In the listing that follows, retype every line from the first through the one containing "from matplotlib.patches import Circle". Pictures are to be left out.

*** Data lines ***

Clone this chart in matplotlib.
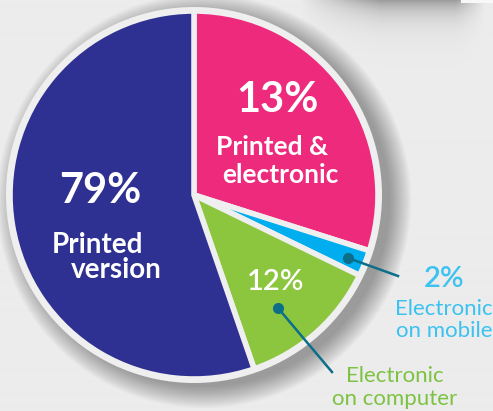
# pie of reading habits, drawn on a full-figure pixel-space axes
import numpy as np
import matplotlib.pyplot as plt
from matplotlib.patches import Circle

# slices clockwise from 12 o'clock
categories = ['Printed & electronic', 'Electronic on mobile',
              'Electronic on computer', 'Printed version']
pct_labels = ['13%', '2%', '12%', '79%']
# angular share of each slice as measured on the picture (in %)
slice_share = [29.9, 2.3, 12.5, 55.3]
colors = ['#ed2a7b', '#00aeef', '#8cc63f', '#2e3192']

W, H = 493, 411
fig = plt.figure(figsize=(W / 100, H / 100), dpi=100)
ax = fig.add_axes([0, 0, 1, 1])

# light background with dark band top right
yy, xx = np.mgrid[0:H, 0:W]
bg = np.full((H, W), 0.925)
band = np.clip((xx - 300) / 80, 0, 1) * np.clip((485 - xx) / 30, 0, 1)
bg -= 0.33 * band * np.exp(-yy / 14.0)
bg[(yy < 4) & (xx > 460)] = 0.97
ax.imshow(bg, cmap='gray', vmin=0, vmax=1, extent=(0, W, 0, H),
          origin='upper', zorder=0, interpolation='bilinear')

cx, cy, r = 194, 216, 184

# soft drop shadow, mostly to the right
for i in range(16):
    ax.add_patch(Circle((cx + 10, cy - 6), r + 2 + i * 1.4, color='black',
                        alpha=0.024, lw=0, zorder=1))
ax.add_patch(Circle((cx, cy), r + 4, color='#efefef', lw=0, zorder=2))

wedges, _ = ax.pie(slice_share, colors=colors, startangle=90,
                   counterclock=False, center=(cx, cy), radius=r,
                   wedgeprops=dict(edgecolor='#efefef', linewidth=4))
for w in wedges:
    w.set_zorder(3)

fam = ['Lato', 'DejaVu Sans']
white = 'white'
ax.text(100, 208, pct_labels[3], color=white, fontsize=30, fontweight='bold',
        ha='center', va='baseline', family=fam, zorder=5)
ax.text(98, 158, 'Printed', color=white, fontsize=20, fontweight='bold',
        ha='center', va='baseline', family=fam, zorder=5)
ax.text(116, 133, 'version', color=white, fontsize=20, fontweight='bold',
        ha='center', va='baseline', family=fam, zorder=5)

ax.text(277, 299, pct_labels[0], color=white, fontsize=30, fontweight='bold',
        ha='center', va='baseline', family=fam, zorder=5)
ax.text(272, 256, 'Printed &', color=white, fontsize=19, fontweight='bold',
        ha='center', va='baseline', family=fam, zorder=5)
ax.text(280, 228, 'electronic', color=white, fontsize=19, fontweight='bold',
        ha='center', va='baseline', family=fam, zorder=5)

ax.text(276, 121, pct_labels[2], color=white, fontsize=21, fontweight='semibold',
        ha='center', va='baseline', family=fam, zorder=5)

# leader lines
lead = '#0d6e89'
ax.plot([278, 332], [103, 39], color=lead, lw=1.8, zorder=6)
ax.plot([278], [103], 'o', color=lead, ms=7, zorder=6)
ax.plot([348, 398], [153, 135], color=lead, lw=1.8, zorder=6)
ax.plot([348], [153], 'o', color=lead, ms=7, zorder=6)

lb = '#3cc2f0'
ax.text(444, 124, pct_labels[1], color=lb, fontsize=21, fontweight='semibold',
        ha='center', va='baseline', family=fam, zorder=5)
ax.text(444, 96, 'Electronic', color=lb, fontsize=16,
        ha='center', va='baseline', family=fam, zorder=5)
ax.text(444, 74, 'on mobile', color=lb, fontsize=16,
        ha='center', va='baseline', family=fam, zorder=5)

gr = '#7dc242'
ax.text(395, 29, 'Electronic', color=gr, fontsize=16,
        ha='center', va='baseline', family=fam, zorder=5)
ax.text(395, 6, 'on computer', color=gr, fontsize=16,
        ha='center', va='baseline', family=fam, zorder=5)

ax.set_xlim(0, W)
ax.set_ylim(0, H)
ax.set_aspect('auto')
ax.axis('off')

fig.savefig('out.png', dpi=100)
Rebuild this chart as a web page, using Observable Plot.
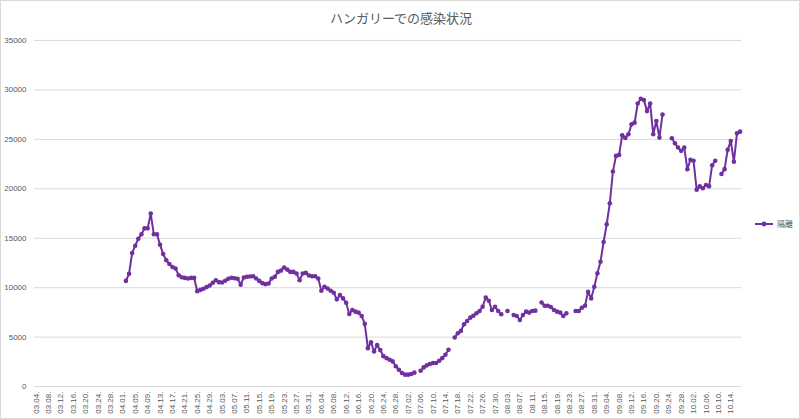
<!DOCTYPE html>
<html>
<head>
<meta charset="utf-8">
<script src="https://cdn.jsdelivr.net/npm/d3@7"></script>
<script src="https://cdn.jsdelivr.net/npm/@observablehq/plot@0.6"></script>
<style>
  html, body { margin: 0; padding: 0; background: #fff; }
  #wrap { position: relative; width: 800px; height: 419px; box-sizing: border-box; border: 1px solid #d9d9d9; overflow: hidden; }
  #title { position: absolute; left: 0; top: 0; width: 800px; height: 30px; line-height: 34px; text-align: center;
           font-family: "Noto Sans CJK JP", sans-serif; font-size: 13px; color: #595959; }
  #chart { position: absolute; left: -1px; top: 29px; }
  #legend { position: absolute; left: 753px; top: 217px; display: flex; align-items: center;
            font-family: "Noto Sans CJK JP", sans-serif; font-size: 8px; color: #595959; }
  #legend svg { margin-right: 3px; }
</style>
</head>
<body>
<div id="wrap">
  <div id="title">ハンガリーでの感染状況</div>
  <div id="chart"></div>
  <div id="legend"><svg width="20" height="10"><line x1="1" x2="19" y1="5" y2="5" stroke="#7030a0" stroke-width="2"/><circle cx="10" cy="5" r="2.4" fill="#7030a0"/></svg><span>隔離</span></div>
</div>
<script>
// Categories: daily dates 03.04 – 10.17 (2020)
const startDate = "2020-03-04";
const endDate = "2020-10-18";
const seriesName = "隔離";

// Values per day (null = no data)
const values = [
  null,null,null,null,null,null,null,null,null,null,   // 0-9
  null,null,null,null,null,null,null,null,null,null,   // 10-19
  null,null,null,null,null,null,null,null,null,        // 20-28
  10690,11400,13500,14250,14950,15400,16000,16000,17500,15400, // 29-38
  15400,14350,13400,12770,12400,12100,11950,11260,11050,10990, // 39-48
  10930,10990,10990,9650,9780,9900,10060,10230,10500,10760,    // 49-58
  10560,10530,10700,10900,11000,10960,10900,10300,11030,11100, // 59-68
  11130,11160,10930,10690,10460,10360,10430,10930,11100,11600, // 69-78
  11730,12040,11830,11600,11600,11430,10760,11430,11500,11230, // 79-88
  11160,11160,10930,9690,10090,9920,9690,9490,8820,9250,       // 89-98
  8920,8480,7340,7740,7580,7480,7140,6340,3890,4490,           // 99-108
  3550,4190,3690,3080,2880,2720,2550,2050,1710,1370,           // 109-118
  1210,1210,1270,1410,null,1610,1940,2150,2280,2380,           // 119-128
  2380,2610,2880,3220,3720,null,4960,5400,5630,6300,           // 129-138
  6640,6970,7170,7410,7640,8080,9000,8680,7740,8080,           // 139-148
  7640,7310,null,7640,null,7240,7140,6740,7240,7580,           // 149-158
  7480,7640,7680,null,8510,8180,8180,8050,7740,7580,           // 159-168
  7480,7140,7410,null,null,7640,7640,7980,8180,9590,           // 169-178
  8920,10090,11450,12630,14620,16420,18540,21740,23330,23430,  // 179-188
  25420,25150,25510,26520,26690,28630,29100,28970,27860,28630, // 189-198
  25510,26850,25180,27520,null,null,25110,24610,24170,23840,   // 199-208
  24170,21990,22930,22830,19910,20250,20050,20380,20250,22390, // 209-218
  22830,null,21490,21990,23940,24840,22730,25610,25780         // 219-227
];

const yTicks = [0, 5000, 10000, 15000, 20000, 25000, 30000, 35000];

const fmt = d3.timeFormat("%m.%d.");
const dates = d3.timeDay.range(new Date(startDate + "T00:00:00"), new Date(endDate + "T00:00:00")).map(fmt);
const tickDates = dates.filter((d, i) => i % 4 === 0 && i <= 224);

const rows = dates.map((d, i) => ({date: d, value: values[i], series: seriesName}));

const chart = Plot.plot({
  width: 801,
  height: 389,
  marginLeft: 34,
  marginRight: 58,
  marginTop: 10,
  marginBottom: 32,
  style: {fontFamily: "'Liberation Sans', Arial, sans-serif", fontSize: "8px", color: "#595959", background: "transparent", overflow: "visible"},
  x: {type: "point", domain: dates, padding: 0.5, round: false, ticks: tickDates, tickRotate: -90, tickSize: 0, tickPadding: 5, label: null},
  y: {domain: [0, 35000], ticks: yTicks, tickFormat: d3.format("d"), tickSize: 0, tickPadding: 8, label: null},
  marks: [
    Plot.ruleY(yTicks, {stroke: "#d9d9d9", strokeWidth: 1}),
    Plot.line(rows, {x: "date", y: "value", stroke: "#7030a0", strokeWidth: 2}),
    Plot.dot(rows.filter(d => d.value != null), {x: "date", y: "value", fill: "#7030a0", r: 2.3})
  ]
});
document.getElementById("chart").appendChild(chart);
</script>
</body>
</html>
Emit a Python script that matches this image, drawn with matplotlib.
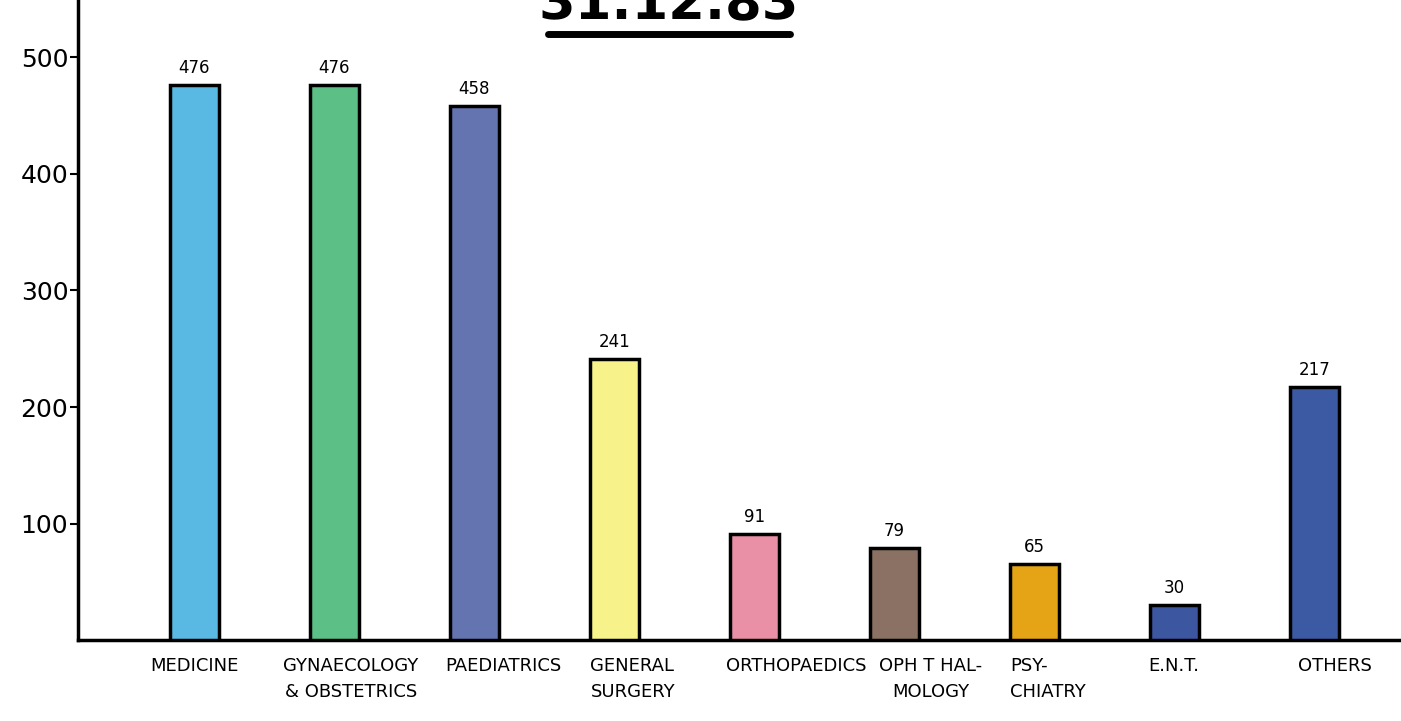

***

Result of this exercise:
Clone this chart in matplotlib.
# pie of reading habits, drawn on a full-figure pixel-space axes
import numpy as np
import matplotlib.pyplot as plt
from matplotlib.patches import Circle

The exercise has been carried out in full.